Case Name: Milton L. WEILENMANN, Plaintiff and Respondent, v. Grant Blackhurst MORRELL, Defendant and Appellant
Court: Utah Supreme Court
Jurisdiction: Utah
Decision Date: 1971-12-16
Citations: 26 Utah 2d 446
Docket Number: No. 12421
Parties: Milton L. WEILENMANN, Plaintiff and Respondent, v. Grant Blackhurst MORRELL, Defendant and Appellant.
Judges: CALLISTER, C. J., and TUCKETT, ELLETT and CROCKETT, JJ., concur.
Reporter: Utah Reports, Second Series
Volume: 26
Pages: 446–447

Head Matter:
491 P.2d 1208
Milton L. WEILENMANN, Plaintiff and Respondent, v. Grant Blackhurst MORRELL, Defendant and Appellant.
No. 12421.
Supreme Court of Utah.
Dec. 16, 1971.
Raymond M. Berry, of Worsley, Snow & Christensen, Salt Lake City, for defendant and appellant.
John L. Black, of Rawlings, Roberts & Black, Salt Lake City, for plaintiff and respondent.

Opinion:
HENRIOD, Justice:
Appeal from a judgment entered on a jury verdict favorable to plaintiff in an intersection auto collision case. Affirmed with costs to plaintiff.
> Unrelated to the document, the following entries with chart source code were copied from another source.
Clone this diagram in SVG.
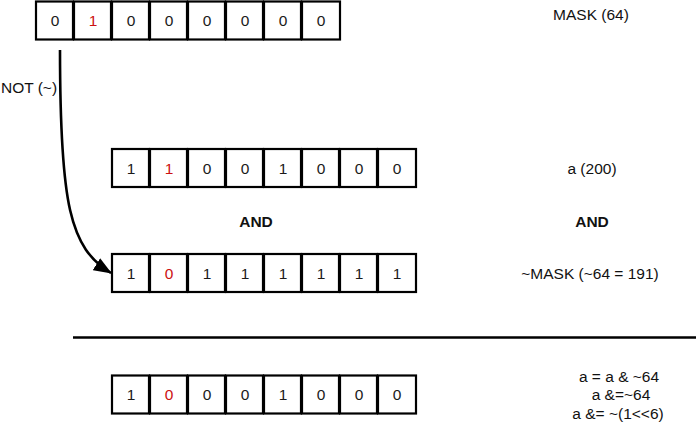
<svg xmlns="http://www.w3.org/2000/svg" width="696" height="425" viewBox="0 0 696 425">
<style>
.cell{fill:#fff;stroke:#000;stroke-width:2.2}
.d{font-family:"Liberation Sans",Arial,sans-serif;font-size:15.5px;fill:#1a1a1a;text-anchor:middle}
.r{fill:#cc1111}
.lbl{font-family:"Liberation Sans",Arial,sans-serif;font-size:15.5px;fill:#111;text-anchor:middle}
.b{font-weight:bold}
.conn{fill:none;stroke:#000;stroke-width:2.6}
</style>
<defs>
<marker id="ah" markerWidth="18" markerHeight="14" refX="17" refY="7" orient="auto" markerUnits="userSpaceOnUse">
<path d="M0,0 L18,7 L0,14 Z" fill="#000"/>
</marker>
<g id="cells8">
<rect class="cell" x="0" y="0" width="37" height="38"/>
<rect class="cell" x="38" y="0" width="37" height="38"/>
<rect class="cell" x="76" y="0" width="37" height="38"/>
<rect class="cell" x="114" y="0" width="37" height="38"/>
<rect class="cell" x="152" y="0" width="37" height="38"/>
<rect class="cell" x="190" y="0" width="37" height="38"/>
<rect class="cell" x="228" y="0" width="37" height="38"/>
<rect class="cell" x="266" y="0" width="38" height="38"/>
</g>
</defs>

<g id="mask">
<use href="#cells8" x="36" y="1.5"/>
<g class="d">
<text x="55" y="26">0</text><text x="93" y="26" class="r">1</text><text x="131" y="26">0</text><text x="169" y="26">0</text><text x="207" y="26">0</text><text x="245" y="26">0</text><text x="283" y="26">0</text><text x="321" y="26">0</text>
</g>
</g>

<g id="a">
<use href="#cells8" x="112" y="149"/>
<g class="d">
<text x="131" y="174">1</text><text x="169" y="174" class="r">1</text><text x="207" y="174">0</text><text x="245" y="174">0</text><text x="283" y="174">1</text><text x="321" y="174">0</text><text x="359" y="174">0</text><text x="397" y="174">0</text>
</g>
</g>

<g id="notmask">
<use href="#cells8" x="112" y="254"/>
<g class="d">
<text x="131" y="279">1</text><text x="169" y="279" class="r">0</text><text x="207" y="279">1</text><text x="245" y="279">1</text><text x="283" y="279">1</text><text x="321" y="279">1</text><text x="359" y="279">1</text><text x="397" y="279">1</text>
</g>
</g>

<g id="result">
<use href="#cells8" x="112" y="375.5"/>
<g class="d">
<text x="131" y="400">1</text><text x="169" y="400" class="r">0</text><text x="207" y="400">0</text><text x="245" y="400">0</text><text x="283" y="400">1</text><text x="321" y="400">0</text><text x="359" y="400">0</text><text x="397" y="400">0</text>
</g>
</g>

<g id="labels" class="lbl">
<text x="591" y="20">MASK (64)</text>
<text x="592" y="174">a (200)</text>
<text x="592" y="227" class="b">AND</text>
<text x="256" y="227" class="b">AND</text>
<text x="590" y="279">~MASK (~64 = 191)</text>
<text x="619" y="382">a = a &amp; ~64</text>
<text x="621" y="400">a &amp;=~64</text>
<text x="618" y="419">a &amp;= ~(1&lt;&lt;6)</text>
<text x="29" y="93">NOT (~)</text>
</g>

<g id="connectors">
<path class="conn" d="M60,50 C60,205 70,248 111,273" marker-end="url(#ah)"/>
</g>

<line x1="73" y1="337.5" x2="696" y2="337.5" stroke="#000" stroke-width="2.6"/>
</svg>
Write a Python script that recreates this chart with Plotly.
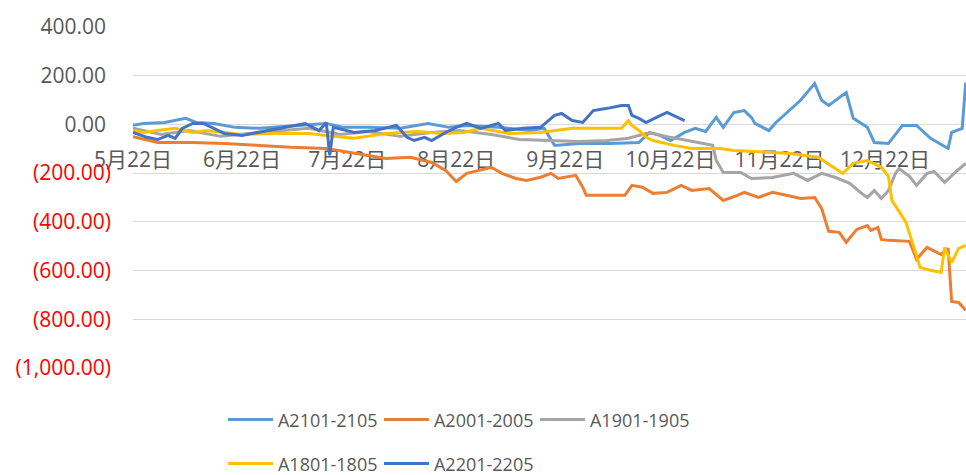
import plotly.graph_objects as go

# ---------------- data ----------------
dates_2101 = ["2020-05-22", "2020-05-25", "2020-05-31", "2020-06-06", "2020-06-09", "2020-06-14", "2020-06-20",
              "2020-06-27", "2020-07-01", "2020-07-09", "2020-07-16", "2020-07-21", "2020-07-28", "2020-08-06",
              "2020-08-14", "2020-08-20", "2020-08-25", "2020-09-03", "2020-09-12", "2020-09-16", "2020-09-19",
              "2020-09-26", "2020-10-05", "2020-10-13", "2020-10-16", "2020-10-19", "2020-10-22", "2020-10-26",
              "2020-10-29", "2020-11-01", "2020-11-04", "2020-11-06", "2020-11-09", "2020-11-12", "2020-11-14",
              "2020-11-15", "2020-11-19", "2020-11-21", "2020-11-28", "2020-12-02", "2020-12-04", "2020-12-06",
              "2020-12-11", "2020-12-13", "2020-12-17", "2020-12-19", "2020-12-23", "2020-12-27", "2020-12-31",
              "2021-01-04", "2021-01-09", "2021-01-10", "2021-01-13", "2021-01-14"]
vals_2101 = [-4, 4, 8, 25, 8, 4, -12, -16, -12, -4, 4, -12, -12, -16, 4, -12, -4, -12, -25, -16, -86,
             -78, -78, -74, -33, -45, -66, -33, -16, -29, 29, -12, 49, 57, 29, 4, -25, 8, 99, 168, 99, 78,
             131, 25, -12, -74, -78, -4, -4, -57, -99, -33, -16, 172]

dates_2001 = ["2020-05-22", "2020-05-29", "2020-06-08", "2020-06-17", "2020-06-27", "2020-07-06", "2020-07-16",
              "2020-07-24", "2020-08-02", "2020-08-09", "2020-08-15", "2020-08-19", "2020-08-22", "2020-08-25",
              "2020-08-28", "2020-09-01", "2020-09-04", "2020-09-08", "2020-09-11", "2020-09-15", "2020-09-18",
              "2020-09-20", "2020-09-25", "2020-09-27", "2020-09-28", "2020-10-09", "2020-10-11", "2020-10-14",
              "2020-10-17", "2020-10-21", "2020-10-25", "2020-10-28", "2020-11-02", "2020-11-06", "2020-11-10",
              "2020-11-12", "2020-11-16", "2020-11-20", "2020-11-24", "2020-11-28", "2020-12-02", "2020-12-04",
              "2020-12-06", "2020-12-09", "2020-12-11", "2020-12-14", "2020-12-17", "2020-12-18", "2020-12-20",
              "2020-12-21", "2020-12-23", "2020-12-29", "2020-12-31", "2021-01-03", "2021-01-07", "2021-01-09",
              "2021-01-10", "2021-01-12", "2021-01-14"]
vals_2001 = [-50, -74, -74, -78, -86, -94, -99, -119, -140, -135, -156, -189, -234, -201, -189, -176, -201,
             -222, -230, -217, -201, -222, -209, -258, -291, -291, -250, -258, -283, -279, -250, -271, -263,
             -312, -291, -279, -300, -279, -291, -304, -300, -345, -439, -443, -484, -431, -415, -435, -423,
             -472, -476, -480, -554, -505, -534, -509, -727, -731, -763]

dates_1901 = ["2020-05-22", "2020-05-30", "2020-06-07", "2020-06-16", "2020-06-24", "2020-07-03", "2020-07-11",
              "2020-07-20", "2020-07-28", "2020-08-06", "2020-08-15", "2020-08-23", "2020-09-01", "2020-09-09",
              "2020-09-17", "2020-09-26", "2020-10-04", "2020-10-10", "2020-10-15", "2020-10-17", "2020-10-22",
              "2020-10-28", "2020-11-03", "2020-11-04", "2020-11-06", "2020-11-11", "2020-11-14", "2020-11-20",
              "2020-11-26", "2020-11-30", "2020-12-04", "2020-12-08", "2020-12-12", "2020-12-15", "2020-12-17",
              "2020-12-19", "2020-12-21", "2020-12-23", "2020-12-25", "2020-12-26", "2020-12-29", "2020-12-31",
              "2021-01-03", "2021-01-05", "2021-01-08", "2021-01-11", "2021-01-14"]
vals_1901 = [-16, -41, -25, -49, -37, -25, -16, -41, -29, -49, -33, -25, -41, -62, -66, -70, -66, -57, -37,
             -37, -53, -70, -86, -148, -197, -197, -222, -218, -201, -230, -201, -218, -242, -279, -300, -271,
             -304, -271, -201, -181, -213, -250, -201, -193, -238, -197, -160]

dates_1801 = ["2020-05-22", "2020-05-25", "2020-05-29", "2020-06-03", "2020-06-08", "2020-06-12", "2020-06-17",
              "2020-06-22", "2020-07-01", "2020-07-11", "2020-07-16", "2020-07-24", "2020-08-02", "2020-08-11",
              "2020-08-18", "2020-08-24", "2020-08-29", "2020-09-06", "2020-09-15", "2020-09-19", "2020-09-24",
              "2020-10-04", "2020-10-08", "2020-10-10", "2020-10-11", "2020-10-13", "2020-10-15", "2020-10-17",
              "2020-10-23", "2020-10-28", "2020-11-05", "2020-11-09", "2020-11-16", "2020-11-25", "2020-12-03",
              "2020-12-07", "2020-12-10", "2020-12-13", "2020-12-17", "2020-12-21", "2020-12-23", "2020-12-24",
              "2020-12-28", "2020-12-31", "2021-01-01", "2021-01-04", "2021-01-07", "2021-01-08", "2021-01-10",
              "2021-01-12", "2021-01-14"]
vals_1801 = [-25, -33, -25, -16, -33, -25, -33, -41, -37, -37, -45, -57, -37, -29, -37, -33, -16, -37, -33,
             -25, -16, -16, -16, 16, -4, -25, -53, -66, -86, -99, -99, -107, -111, -119, -135, -172, -201,
             -160, -148, -176, -213, -312, -402, -538, -587, -599, -608, -505, -567, -509, -497]

dates_2201 = ["2020-05-22", "2020-05-26", "2020-05-29", "2020-06-01", "2020-06-03", "2020-06-05", "2020-06-08",
              "2020-06-11", "2020-06-14", "2020-06-17", "2020-06-22", "2020-06-25", "2020-06-29", "2020-07-03",
              "2020-07-10", "2020-07-14", "2020-07-16", "2020-07-17", "2020-07-18", "2020-07-24", "2020-07-30",
              "2020-08-05", "2020-08-08", "2020-08-10", "2020-08-13", "2020-08-15", "2020-08-19", "2020-08-22",
              "2020-08-25", "2020-08-29", "2020-09-03", "2020-09-05", "2020-09-10", "2020-09-15", "2020-09-19",
              "2020-09-21", "2020-09-24", "2020-09-27", "2020-09-30", "2020-10-04", "2020-10-08", "2020-10-10",
              "2020-10-11", "2020-10-13", "2020-10-15", "2020-10-18", "2020-10-21", "2020-10-24", "2020-10-26"]
vals_2201 = [-33, -53, -62, -45, -57, -16, 4, 4, -16, -37, -45, -37, -25, -16, 4, -25, 8, -127, -12, -33,
             -25, -4, -53, -66, -53, -66, -33, -12, 4, -16, 4, -25, -16, -12, 37, 45, 16, 8, 57, 66, 78, 78,
             37, 25, 8, 29, 49, 29, 16]

series_names = ["A2101-2105", "A2001-2005", "A1901-1905", "A1801-1805", "A2201-2205"]
series_dates = [dates_2101, dates_2001, dates_1901, dates_1801, dates_2201]
series_vals = [vals_2101, vals_2001, vals_1901, vals_1801, vals_2201]
series_colors = ["#5B9BD5", "#ED7D31", "#A5A5A5", "#FFC000", "#4472C4"]
series_legend = ["legend", "legend", "legend", "legend2", "legend2"]

x_tick_dates = ["2020-05-22", "2020-06-22", "2020-07-22", "2020-08-22", "2020-09-22",
                "2020-10-22", "2020-11-22", "2020-12-22"]
x_tick_text = ["5月22日", "6月22日", "7月22日", "8月22日", "9月22日", "10月22日", "11月22日", "12月22日"]

y_pos_ticks = [0, 200, 400]
y_pos_text = ["0.00", "200.00", "400.00"]
y_neg_ticks = [-200, -400, -600, -800, -1000]
y_neg_text = ["(200.00)", "(400.00)", "(600.00)", "(800.00)", "(1,000.00)"]

y_min, y_max = -1000, 400
x_start, x_end = "2020-05-22", "2021-01-14 02:00"

# ---------------- figure ----------------
FONT = "Open Sans, Noto Sans CJK SC, sans-serif"
GREY = "#595959"

fig = go.Figure()
for name, d, v, c, lg in zip(series_names, series_dates, series_vals, series_colors, series_legend):
    fig.add_trace(go.Scatter(x=d, y=v, mode="lines", name=name, legend=lg,
                             line=dict(color=c, width=3), hoverinfo="skip"))

# helper (empty) trace so the second value axis exists
fig.add_trace(go.Scatter(x=[None], y=[None], yaxis="y2", showlegend=False, hoverinfo="skip"))

zero_pos = (0 - y_min) / (y_max - y_min)

fig.update_layout(
    width=966, height=475,
    margin=dict(l=133, r=0, t=27, b=107, autoexpand=False),
    paper_bgcolor="white", plot_bgcolor="white",
    font=dict(family=FONT, color=GREY),
    xaxis=dict(type="date", range=[x_start, x_end], anchor="free", position=zero_pos,
               tickvals=x_tick_dates, ticktext=x_tick_text, showgrid=False,
               showline=True, linecolor="#D9D9D9", linewidth=1, ticks="",
               ticklabelstandoff=16, layer="below traces",
               tickfont=dict(family=FONT, size=21, color=GREY)),
    yaxis=dict(range=[y_min, y_max], tickvals=y_pos_ticks, ticktext=y_pos_text,
               showgrid=True, gridcolor="#D9D9D9", gridwidth=1, zeroline=False,
               ticks="", ticklabelstandoff=26,
               tickfont=dict(family=FONT, size=21, color=GREY)),
    yaxis2=dict(range=[y_min, y_max], overlaying="y", side="left", anchor="x",
                tickvals=y_neg_ticks, ticktext=y_neg_text,
                showgrid=True, gridcolor="#D9D9D9", gridwidth=1, zeroline=False,
                ticks="", ticklabelstandoff=21,
                tickfont=dict(family=FONT, size=21, color="#FF0000")),
    legend=dict(orientation="h", x=0.108, y=-0.152, xanchor="left", yanchor="middle",
                font=dict(family=FONT, size=18, color=GREY), entrywidth=96,
                entrywidthmode="pixels", itemwidth=45, bgcolor="rgba(0,0,0,0)"),
    legend2=dict(orientation="h", x=0.108, y=-0.281, xanchor="left", yanchor="middle",
                 font=dict(family=FONT, size=18, color=GREY), entrywidth=96,
                 entrywidthmode="pixels", itemwidth=45, bgcolor="rgba(0,0,0,0)"),
    showlegend=True,
)

fig.write_html("out.html", config={"displayModeBar": False},
               post_script="document.body.style.margin='0';document.body.style.overflow='hidden';")
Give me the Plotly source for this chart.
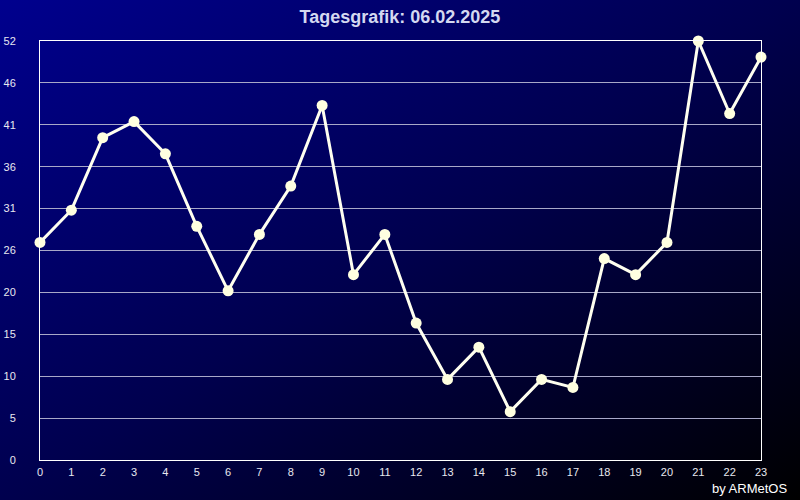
import plotly.graph_objects as go
import base64

hours = list(range(24))
values = [27, 31, 40, 42, 38, 29, 21, 28, 34, 44, 23, 28, 17, 10, 14, 6, 10, 9, 25, 23, 27, 52, 43, 50]
ytick_vals = [i * 5.2 for i in range(11)]
ytick_text = ["0", "5", "10", "15", "20", "26", "31", "36", "41", "46", "52"]
title_text = "Tagesgrafik: 06.02.2025"
credit_text = "by ARMetOS"

svg = ('<svg xmlns="http://www.w3.org/2000/svg" width="800" height="500">'
       '<defs><linearGradient id="g" x1="0" y1="0" x2="1" y2="1">'
       '<stop offset="0" stop-color="#00008e"/>'
       '<stop offset="0.5" stop-color="#00004e"/>'
       '<stop offset="1" stop-color="#000000"/>'
       '</linearGradient></defs>'
       '<rect width="800" height="500" fill="url(#g)"/></svg>')
bg_src = "data:image/svg+xml;base64," + base64.b64encode(svg.encode()).decode()

fig = go.Figure()
fig.add_trace(go.Scatter(
    x=hours, y=values, mode="lines+markers",
    line=dict(color="#fffff0", width=3),
    marker=dict(color="#ffffe0", size=11),
    cliponaxis=False, hoverinfo="x+y",
))

fig.update_layout(
    width=800, height=500,
    margin=dict(l=40, r=39, t=41, b=40, autoexpand=False),
    paper_bgcolor="#000040",
    plot_bgcolor="rgba(0,0,0,0)",
    showlegend=False,
    font=dict(family="Liberation Sans, Arial, sans-serif", color="#e8e8f0", size=11),
    title=dict(text="<b>" + title_text + "</b>", x=0.5, xanchor="center",
               y=0.966, yanchor="middle",
               font=dict(size=18, color="#d4d8f0", family="Liberation Sans, Arial, sans-serif")),
    images=[dict(source=bg_src, xref="paper", yref="paper", x=-40/721, y=1 + 41/419,
                 sizex=800/721, sizey=500/419, xanchor="left", yanchor="top",
                 sizing="stretch", layer="below")],
    xaxis=dict(range=[0, 23], tickmode="array", tickvals=hours, automargin=False,
               ticktext=[str(h) for h in hours], showgrid=False, zeroline=False,
               showline=True, linecolor="#ffffff", linewidth=1, mirror=True,
               ticks="", ticklabelstandoff=2, tickfont=dict(size=11, color="#e8e8f0")),
    yaxis=dict(range=[0, 52], tickmode="array", tickvals=ytick_vals, ticktext=ytick_text,
               automargin=False,
               showgrid=True, gridcolor="#a8a8c8", gridwidth=1, zeroline=False,
               showline=True, linecolor="#ffffff", linewidth=1, mirror=True,
               ticks="", ticklabelstandoff=21, tickfont=dict(size=11, color="#e8e8f0")),
    annotations=[dict(text=credit_text, xref="paper", yref="paper",
                      x=(789 - 40) / 721, y=-(488 - 460) / 419, xanchor="right", yanchor="middle",
                      showarrow=False, font=dict(size=13, color="#ffffff"))],
)

fig.write_html("out.html", config={"displayModeBar": False},
               post_script="document.body.style.margin='0';document.body.style.padding='0';")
Early in an October morning where darkness required operating headlights, the plaintiff, driving on a through street, collided with defendant who either stopped at a stop sign and then entered the intersection, or ran the stop sign. There was conflicting testimony as to who saw what, when and why, and it is true that there was some evidence that perhaps was not explainable because of absence of witnesses. The latter was at least partly due to the fact that defendant either blacked out or didn't remember what happened after passing the stop sign. The record does re-flict evidence, that if believed by the veniremen, would support the verdict, in which event it is needless to repeat the frayed rule about review on appeal.
This is a classic case for Solomon, but under our jury system, unless there is an obvious abuse of the mythical reasonable man's role in our jurisprudence, that, right or wrong, we invest the arbiter of the facts with Solomonic wisdom. So saying, we could have said that had the jury decided otherwise, so had we have done.
More troublesome, perhaps, is the urgence that a couple of instructions either were not given, or given without legal warrant. There is some question as to making timely request therefor or of sounding a proper objection thereto, — but from the whole record we cannot say that prejudicial error was extant here as to justify our reversal, — and we so hold.
CALLISTER, C. J., and TUCKETT, ELLETT and CROCKETT, JJ., concur.